(begin)
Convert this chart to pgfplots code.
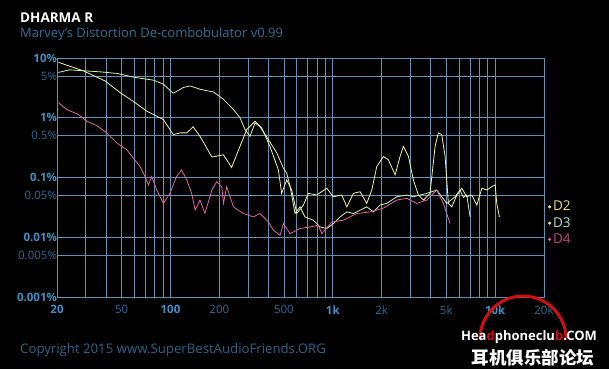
\documentclass[border=0pt]{standalone}
\usepackage{fontspec}
\setmainfont{Open Sans}
\newfontfamily\cjk{Noto Sans CJK SC}
\usepackage{pgfplots}
\pgfplotsset{compat=1.18}
\definecolor{gridc}{HTML}{6391B3}
\definecolor{tickb}{HTML}{3E90C4}
\definecolor{tickd}{HTML}{2C6A93}
\definecolor{subc}{HTML}{2F7096}
\definecolor{copyc}{HTML}{2A6488}
\definecolor{dtwo}{HTML}{F2F2A6}
\definecolor{dthree}{HTML}{D6F2B0}
\definecolor{dfour}{HTML}{E064A4}
\definecolor{dtwot}{HTML}{F0E07A}
\definecolor{dthreet}{HTML}{B4E2CE}
\definecolor{dfourt}{HTML}{C8448A}
\definecolor{logored}{HTML}{D01010}
\newcommand{\B}[1]{\textcolor{tickb}{\bfseries #1}}
\newcommand{\D}[1]{\textcolor{tickd}{#1}}
\begin{document}
\begin{tikzpicture}[x=1pt,y=1pt]
\fill[black] (0,0) rectangle (609,369);
\begin{axis}[
  at={(57pt,72pt)}, anchor=south west, scale only axis,
  width=487pt, height=239pt,
  xmode=log, ymode=log,
  xmin=20, xmax=20000, ymin=0.001, ymax=10,
  axis line style={gridc, line width=0.8pt},
  xtick={20,50,100,200,500,1000,2000,5000,10000,20000},
  xticklabels={\B{20},\D{50},\B{100},\D{200},\D{500},\B{1k},\D{2k},\D{5k},\B{10k},\D{20k}},
  minor xtick={30,40,60,70,80,90,300,400,600,700,800,900,3000,4000,6000,7000,8000,9000},
  ytick={0.001,0.005,0.01,0.05,0.1,0.5,1,5,10},
  yticklabels={\B{0.001\%},\D{0.005\%},\B{0.01\%},\D{0.05\%},\B{0.1\%},\D{0.5\%},\B{1\%},\D{5\%},\B{10\%}},
  xmajorgrids, xminorgrids, ymajorgrids,
  major grid style={gridc, line width=0.7pt},
  minor grid style={gridc, line width=0.7pt},
  major tick length=0pt, minor tick length=0pt,
  tick label style={font=\fontsize{11.5}{12}\selectfont},
  /pgf/number format/assume math mode=true,
  yticklabel style={xshift=3.5pt},
  xticklabel style={yshift=-5pt},
  legend style={at={(1.008,0.41)}, anchor=north west, draw=none, fill=none,
    font=\fontsize{13.5}{15}\selectfont, row sep=1pt, inner sep=0pt},
  legend cell align=left,
  legend image code/.code={\fill (0.2cm,0cm) circle (1.1pt);},
]
% D2
\addplot[dtwo, line width=0.8pt] coordinates {
(20.4,8.46)(29.0,6.11)(39.5,4.14)(48.9,2.64)(60.5,1.79)(71.4,1.29)(90.4,0.935)
(104,0.523)(115,0.558)(126,0.558)(138,0.705)(152,0.490)(180,0.220)(212,0.240)
(238,0.147)(268,0.332)(295,0.635)(332,0.877)(365,0.678)(410,0.332)(462,0.134)
(484,0.0543)(520,0.0912)(558,0.0618)(600,0.0250)(659,0.0345)(707,0.0543)
(796,0.0509)(918,0.0661)(1008,0.0476)(1135,0.0509)(1220,0.0323)(1340,0.0543)
(1472,0.0578)(1618,0.0369)(1738,0.0618)(1866,0.153)(2048,0.225)(2198,0.198)
(2420,0.111)(2596,0.225)(2722,0.332)(2924,0.225)(3134,0.0912)(3366,0.0509)
(3614,0.0419)(3972,0.0543)(4266,0.332)(4468,0.558)(4688,0.523)(4918,0.225)
(5152,0.0369)(5408,0.0323)(5808,0.0509)(6238,0.0661)(6684,0.0476)(7178,0.0509)
(7710,0.0345)(8280,0.0661)(8892,0.0618)(9528,0.0703)(10000,0.075)(10234,0.0369)
(10620,0.0219)
};
\addlegendentry{\textcolor{dtwot}{D2}}
% D3
\addplot[dthree, line width=0.8pt] coordinates {
(20.4,5.74)(24.0,6.35)(29.0,6.11)(36.8,5.87)(46.7,5.52)(60.5,4.73)(78.4,4.26)
(90.4,3.65)(104,2.57)(120,3.21)(132,3.41)(152,3.0)(184,2.70)(212,2.04)(244,1.38)
(268,1.0)(288,0.635)(309,0.49)(332,0.824)(356,0.705)(401,0.431)(452,0.257)
(496,0.144)(520,0.118)(546,0.0703)(585,0.025)(628,0.0323)(674,0.0219)(759,0.0193)
(834,0.0149)(918,0.0140)(1008,0.0169)(1109,0.0219)(1220,0.0266)(1340,0.025)
(1472,0.0284)(1618,0.0323)(1778,0.0266)(1954,0.0345)(2148,0.0369)(2478,0.0476)
(2858,0.0509)(3134,0.0476)(3452,0.0509)(3794,0.0543)(4074,0.0578)(4366,0.0618)
(4688,0.0476)(5036,0.0369)(5662,0.0476)(6082,0.0618)(6368,0.0466)(6684,0.0509)
(7012,0.0219)
};
\addlegendentry{\textcolor{dthreet}{D3}}
% D4
\addplot[dfour, line width=0.8pt] coordinates {
(20.4,1.79)(22.9,1.38)(27.0,1.14)(30.5,0.877)(35.1,0.741)(40.5,0.558)(46.7,0.379)
(53.8,0.292)(59.0,0.211)(64.9,0.153)(69.7,0.104)(73.1,0.075)(76.6,0.104)
(82.3,0.0618)(90.4,0.0369)(99.3,0.0543)(109,0.104)(117,0.134)(126,0.0912)
(135,0.0543)(142,0.0284)(152,0.0419)(163,0.025)(180,0.0618)(193,0.0853)
(207,0.0703)(212,0.0369)(222,0.0703)(244,0.0323)(281,0.025)(324,0.0219)
(356,0.025)(401,0.018)(431,0.0131)(473,0.0108)(496,0.0169)(546,0.0115)
(628,0.014)(724,0.0149)(815,0.0159)(855,0.0115)(986,0.018)(1162,0.0193)
(1405,0.025)(1705,0.0266)(2048,0.0307)(2478,0.0419)(2858,0.0448)(3288,0.0369)
(3794,0.0419)(4366,0.0618)(4798,0.0369)(5276,0.0169)
};
\addlegendentry{\textcolor{dfourt}{D4}}
\end{axis}
% titles
\node[anchor=base west, inner sep=0pt, text=white, font=\fontsize{13.5}{15}\selectfont\bfseries] at (20,346.5) {DHARMA R};
\node[anchor=base west, inner sep=0pt, text=subc, font=\fontsize{13}{15}\selectfont] at (20,331.5) {Marvey's Distortion De-combobulator v0.99};
\node[anchor=base west, inner sep=0pt, text=copyc, font=\fontsize{13.2}{15}\selectfont] at (20,16) {Copyright 2015 www.SuperBestAudioFriends.ORG};
% watermark
\draw[logored, line width=3pt] (480,30) arc[start angle=180, end angle=0, radius=43];
\node[anchor=base, inner sep=0pt, text=white, font=\fontsize{13}{15}\selectfont\bfseries] at (529,28.5) {Hea\textcolor{logored}{d}phoneclu\textcolor{logored}{b}.COM};
\node[anchor=base, inner sep=0pt, text=white, font=\fontsize{17.5}{19}\cjk\bfseries] at (533,5) {耳机俱乐部论坛};
\end{tikzpicture}
\end{document}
(end)
Without the pictures, transcribe the listing above exactly.

Convert this chart to pgfplots code.
\documentclass[border=0pt]{standalone}
\usepackage{fontspec}
\setmainfont{Open Sans}
\newfontfamily\cjk{Noto Sans CJK SC}
\usepackage{pgfplots}
\pgfplotsset{compat=1.18}
\definecolor{gridc}{HTML}{6391B3}
\definecolor{tickb}{HTML}{3E90C4}
\definecolor{tickd}{HTML}{2C6A93}
\definecolor{subc}{HTML}{2F7096}
\definecolor{copyc}{HTML}{2A6488}
\definecolor{dtwo}{HTML}{F2F2A6}
\definecolor{dthree}{HTML}{D6F2B0}
\definecolor{dfour}{HTML}{E064A4}
\definecolor{dtwot}{HTML}{F0E07A}
\definecolor{dthreet}{HTML}{B4E2CE}
\definecolor{dfourt}{HTML}{C8448A}
\definecolor{logored}{HTML}{D01010}
\newcommand{\B}[1]{\textcolor{tickb}{\bfseries #1}}
\newcommand{\D}[1]{\textcolor{tickd}{#1}}
\begin{document}
\begin{tikzpicture}[x=1pt,y=1pt]
\fill[black] (0,0) rectangle (609,369);
\begin{axis}[
  at={(57pt,72pt)}, anchor=south west, scale only axis,
  width=487pt, height=239pt,
  xmode=log, ymode=log,
  xmin=20, xmax=20000, ymin=0.001, ymax=10,
  axis line style={gridc, line width=0.8pt},
  xtick={20,50,100,200,500,1000,2000,5000,10000,20000},
  xticklabels={\B{20},\D{50},\B{100},\D{200},\D{500},\B{1k},\D{2k},\D{5k},\B{10k},\D{20k}},
  minor xtick={30,40,60,70,80,90,300,400,600,700,800,900,3000,4000,6000,7000,8000,9000},
  ytick={0.001,0.005,0.01,0.05,0.1,0.5,1,5,10},
  yticklabels={\B{0.001\%},\D{0.005\%},\B{0.01\%},\D{0.05\%},\B{0.1\%},\D{0.5\%},\B{1\%},\D{5\%},\B{10\%}},
  xmajorgrids, xminorgrids, ymajorgrids,
  major grid style={gridc, line width=0.7pt},
  minor grid style={gridc, line width=0.7pt},
  major tick length=0pt, minor tick length=0pt,
  tick label style={font=\fontsize{11.5}{12}\selectfont},
  /pgf/number format/assume math mode=true,
  yticklabel style={xshift=3.5pt},
  xticklabel style={yshift=-5pt},
  legend style={at={(1.008,0.41)}, anchor=north west, draw=none, fill=none,
    font=\fontsize{13.5}{15}\selectfont, row sep=1pt, inner sep=0pt},
  legend cell align=left,
  legend image code/.code={\fill (0.2cm,0cm) circle (1.1pt);},
]
% D2
\addplot[dtwo, line width=0.8pt] coordinates {
(20.4,8.46)(29.0,6.11)(39.5,4.14)(48.9,2.64)(60.5,1.79)(71.4,1.29)(90.4,0.935)
(104,0.523)(115,0.558)(126,0.558)(138,0.705)(152,0.490)(180,0.220)(212,0.240)
(238,0.147)(268,0.332)(295,0.635)(332,0.877)(365,0.678)(410,0.332)(462,0.134)
(484,0.0543)(520,0.0912)(558,0.0618)(600,0.0250)(659,0.0345)(707,0.0543)
(796,0.0509)(918,0.0661)(1008,0.0476)(1135,0.0509)(1220,0.0323)(1340,0.0543)
(1472,0.0578)(1618,0.0369)(1738,0.0618)(1866,0.153)(2048,0.225)(2198,0.198)
(2420,0.111)(2596,0.225)(2722,0.332)(2924,0.225)(3134,0.0912)(3366,0.0509)
(3614,0.0419)(3972,0.0543)(4266,0.332)(4468,0.558)(4688,0.523)(4918,0.225)
(5152,0.0369)(5408,0.0323)(5808,0.0509)(6238,0.0661)(6684,0.0476)(7178,0.0509)
(7710,0.0345)(8280,0.0661)(8892,0.0618)(9528,0.0703)(10000,0.075)(10234,0.0369)
(10620,0.0219)
};
\addlegendentry{\textcolor{dtwot}{D2}}
% D3
\addplot[dthree, line width=0.8pt] coordinates {
(20.4,5.74)(24.0,6.35)(29.0,6.11)(36.8,5.87)(46.7,5.52)(60.5,4.73)(78.4,4.26)
(90.4,3.65)(104,2.57)(120,3.21)(132,3.41)(152,3.0)(184,2.70)(212,2.04)(244,1.38)
(268,1.0)(288,0.635)(309,0.49)(332,0.824)(356,0.705)(401,0.431)(452,0.257)
(496,0.144)(520,0.118)(546,0.0703)(585,0.025)(628,0.0323)(674,0.0219)(759,0.0193)
(834,0.0149)(918,0.0140)(1008,0.0169)(1109,0.0219)(1220,0.0266)(1340,0.025)
(1472,0.0284)(1618,0.0323)(1778,0.0266)(1954,0.0345)(2148,0.0369)(2478,0.0476)
(2858,0.0509)(3134,0.0476)(3452,0.0509)(3794,0.0543)(4074,0.0578)(4366,0.0618)
(4688,0.0476)(5036,0.0369)(5662,0.0476)(6082,0.0618)(6368,0.0466)(6684,0.0509)
(7012,0.0219)
};
\addlegendentry{\textcolor{dthreet}{D3}}
% D4
\addplot[dfour, line width=0.8pt] coordinates {
(20.4,1.79)(22.9,1.38)(27.0,1.14)(30.5,0.877)(35.1,0.741)(40.5,0.558)(46.7,0.379)
(53.8,0.292)(59.0,0.211)(64.9,0.153)(69.7,0.104)(73.1,0.075)(76.6,0.104)
(82.3,0.0618)(90.4,0.0369)(99.3,0.0543)(109,0.104)(117,0.134)(126,0.0912)
(135,0.0543)(142,0.0284)(152,0.0419)(163,0.025)(180,0.0618)(193,0.0853)
(207,0.0703)(212,0.0369)(222,0.0703)(244,0.0323)(281,0.025)(324,0.0219)
(356,0.025)(401,0.018)(431,0.0131)(473,0.0108)(496,0.0169)(546,0.0115)
(628,0.014)(724,0.0149)(815,0.0159)(855,0.0115)(986,0.018)(1162,0.0193)
(1405,0.025)(1705,0.0266)(2048,0.0307)(2478,0.0419)(2858,0.0448)(3288,0.0369)
(3794,0.0419)(4366,0.0618)(4798,0.0369)(5276,0.0169)
};
\addlegendentry{\textcolor{dfourt}{D4}}
\end{axis}
% titles
\node[anchor=base west, inner sep=0pt, text=white, font=\fontsize{13.5}{15}\selectfont\bfseries] at (20,346.5) {DHARMA R};
\node[anchor=base west, inner sep=0pt, text=subc, font=\fontsize{13}{15}\selectfont] at (20,331.5) {Marvey's Distortion De-combobulator v0.99};
\node[anchor=base west, inner sep=0pt, text=copyc, font=\fontsize{13.2}{15}\selectfont] at (20,16) {Copyright 2015 www.SuperBestAudioFriends.ORG};
% watermark
\draw[logored, line width=3pt] (480,30) arc[start angle=180, end angle=0, radius=43];
\node[anchor=base, inner sep=0pt, text=white, font=\fontsize{13}{15}\selectfont\bfseries] at (529,28.5) {Hea\textcolor{logored}{d}phoneclu\textcolor{logored}{b}.COM};
\node[anchor=base, inner sep=0pt, text=white, font=\fontsize{17.5}{19}\cjk\bfseries] at (533,5) {耳机俱乐部论坛};
\end{tikzpicture}
\end{document}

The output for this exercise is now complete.